Abelard F, kupiony za 40 tysięcy euro w Irlandii przez Krzysztofa Goździalskiego, wraca do treningu u Alicji Karkosy, choć biegać nie będzie już na konto polskiego właściciela. Syn Belardo poznał Irlandię od strony hodowli, a wyścigowo zaznajomił się z Polską, Hiszpanią i Francją, dokąd niedawno wrócił po epizodzie w słonecznej Espanii. We Francji jednak nie szalał i jego nowy właściciel postanowił oddać go w ręce polskiej trenerki, u której notował najlepsze wyniki. Tym razem Abelard nowego właściciela kosztował 8 tysięcy euro na aukcji koni Arqana.
Sześcioletni Abelard F (Belardo – Art Story po Galileo) w treningu Alicji i Roberta Karkosów wygrał w marcu 2023 roku pierwszą gonitwę we Francji i momentalnie został sprzedany, miało to miejsce przy okazji Prix de la Butte Aux Gens D’Armes w Chantilly. Przed sprzedażą irlandzki ogier był własności Krzysztofa Goździalskiego, którego swoją drogą dwa konie wystartują w środowych wyścigach w Pau, o czym napiszemy późnym wtorkowym wieczorem. W tej gonitwie nie był zaliczany do grona faworytów (szósta gra, kurs 12:1), a jednak zaskoczył i wygrał pewnie. Z tego powodu od razu znalazł się na niego klient. Abelard po zwycięstwie został sprzedany za 17,5 tysiąca euro.
Od tamtej chwili Abelard F biegał dla stajni Pedro A Mateosa w Hiszpanii. Był trzeci, piąty i dziewiąty w Madrycie oraz trzeci w San Sebastian. Najprawdopodobniej nie spełnił oczekiwań ponieważ zmienił właściciela i trenera i znów najczęściej przyjeżdżał do Francji. Od września trenował go Enrique Léon Penate dla nowego właściciela, stajni Borriquito Como Turf. Od tego czasu wystartował we Francji sześć razy. Ścigał się na torach w Marsylii, Cagnes-sur-Mer, Deauville oraz Pau. Trzy razy zajmował trzecie miejsce, dwa razy był piąty i raz dziewiąty. Poza najgorszym wynikiem, w gonitwie klasy drugiej, startował wyłącznie w wyścigach klasy trzeciej na dystansach od 1200 do 1600 metrów.
Abelard F zaczął swoją karierę właśnie u Karkosów. Od stycznia 2021 roku, jako trzylatek, trenował już i biegał na konto polskiej trenerki. Pokazał spore możliwości. Był drugi i czwarty w mocnych stawkach w Chantilly, a także trzeci w Deauville.
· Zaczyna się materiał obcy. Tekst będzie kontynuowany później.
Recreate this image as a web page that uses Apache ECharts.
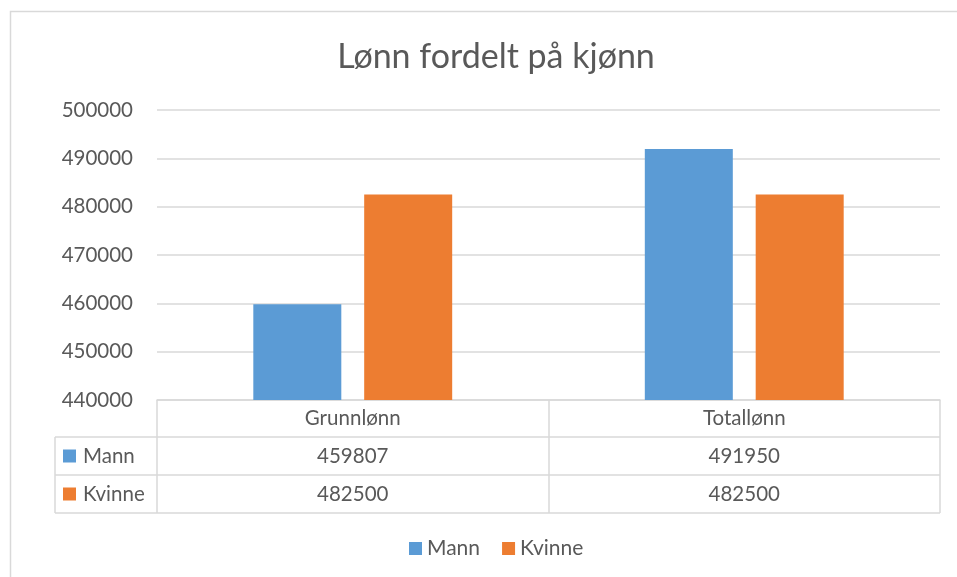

Ograł w jednym z wyścigów Colosseo, który dwa miesiące później zajął drugie miejsce w francuskim klasyku 2000 Guineas G1, tracąc do wybitnego St Marc’s Basilica tylko niecałe dwie długości.
4 maja Abelard F zajął szóste miejsce na 8 koni w gonitwie Listed w Chantilly na 2000 m, ale to był chyba dla niego za długi dystans. Miał wstępne zgłoszenie do francuskiego Derby w Chantilly (na 2100 m), ale ostatecznie w nim nie wystartował, wyjechał do Polski, gdzie trafił do treningu Krzysztofa Ziemiańskiego, u którego wygrał w sumie trzy wyścigi.
W sezonie 2022 startował w Polsce czterokrotnie. Trzy razy brał udział w gonitwach pozagrupowych i tylko w nagrodzie Jaroszówki wywalczył płatne, piąte miejsce. Pod koniec lipca wystartował w gonitwie drugiej grupy, którą wygrał pewnie. Po tym starcie pauzował aż do października. Jesienią wrócił do ścigania, ale już we Francji, od tamtej pory nie mieliśmy okazji oglądać go na polskich torach.
Obecnie wartość Abelarda F we francuskim handikapie wynosi 32,5, w treningu Karkosów oceniano go na 35-36,5. Około godziny 14 we wtorek Alicja Karkosa poinformowała na swoim profilu na Facebooku, że Abelard F wrócił do stajni Ecurie Karkosa wraz ze swoim nowym właścicielem Yoanem Popelierem, który miał już wcześniej konie w treningu u Polaków.
Ostatni występ Abelarda był niezły, zajął trzecie miejsce w C3 (1300 m) w Deauville, ale tracąc jedynie długość do zwycięzcy, ogiera po Siyounim. Póki co Abelard nie ma zgłoszenia do następnej gonitwy, ale pewnie niedługo się to zmieni.
mc
Na zdjęciu tytułowym Abelard F wygrywa przed Feothanem wyścig w Warszawie.